For effective control, the Chair must be fair, impartial, and polite yet wield the gavel gently and judiciously. The most effective control is by developing a reputation that you run efficient, no-nonsense meetings.

Pre-meeting Preparation is Essential

One of the most frustrating problems which Chairs deal with is council or board members who have not read through their meeting material beforehand — it usually results in that member asking unnecessary questions and wasting time.

Above all, the Chair cannot afford to commence a meeting without doing meeting preparation. This not only includes going through the information packet and understanding each issue, but you should also attempt to forecast which agenda items might be controversial and which agenda items you believe should be moved forward to make the meeting more efficient and productive.

Preparation also means coming to the meeting as much as 30 minutes prior to make sure you have all necessary presentation materials available (projector, screen, presentation easel, etc.). Introduce yourself to public participants who might want to speak, arrange with a councilor to motion to have certain items moved forward in the agenda, and even negotiate with a neighborhood group to have a spokesperson, rather than allow each of a dozen citizens to get up and give duplicative testimony.

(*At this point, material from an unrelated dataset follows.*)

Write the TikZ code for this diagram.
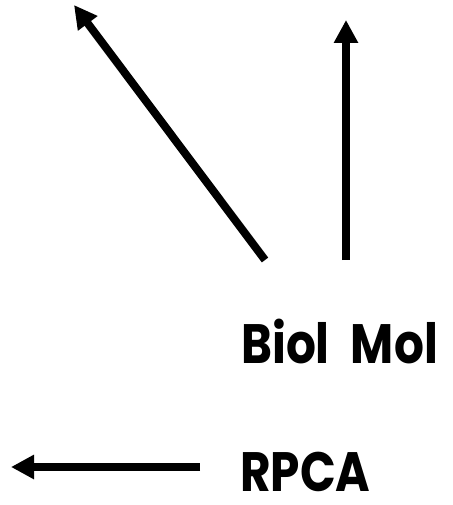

Attempt to know beforehand who you might have to address by name — including your own council or board members. It is helpful to silently look about the room at participants and repeat to yourself each individual’s name. Yes, it happens — you sit in the same room for over a year with the same council members and all of sudden go to recognize a certain member and you have momentarily forgotten their name! This is not likely to happen if you mentally prep before the start of the meeting.

Knowing Roberts Rules of Order is important. While not essential to read from cover-to-cover on the procedures for conducting a meeting, it is suggested that the basic procedures should be learned regarding motions, amendments, postponement of items vs. tabling of items, which motions supercede others, adjournments, etc.

Public Participation is of Paramount Importance

You are doing the public’s business on behalf of the public. It is important that members of the public are given an opportunity to speak to any issue on the agenda. Also, thank them for coming to the meeting and participating.

In most cases, the public audience will be attentive and courteous to the proceedings. You can attempt to diffuse tension or contentiousness by stating up-front, at the beginning of the discussion on the particular agenda item that you wish to allow everyone in the audience the opportunity to speak if they so choose. You can usually reduce debate by stating that the Council is thoroughly aware of the issue and that a presentation by a representative of a group is preferable to hearing the same concerns again and again.

Be patient and attentive to the concerns of the public. They in turn will be appreciative of your service to the community.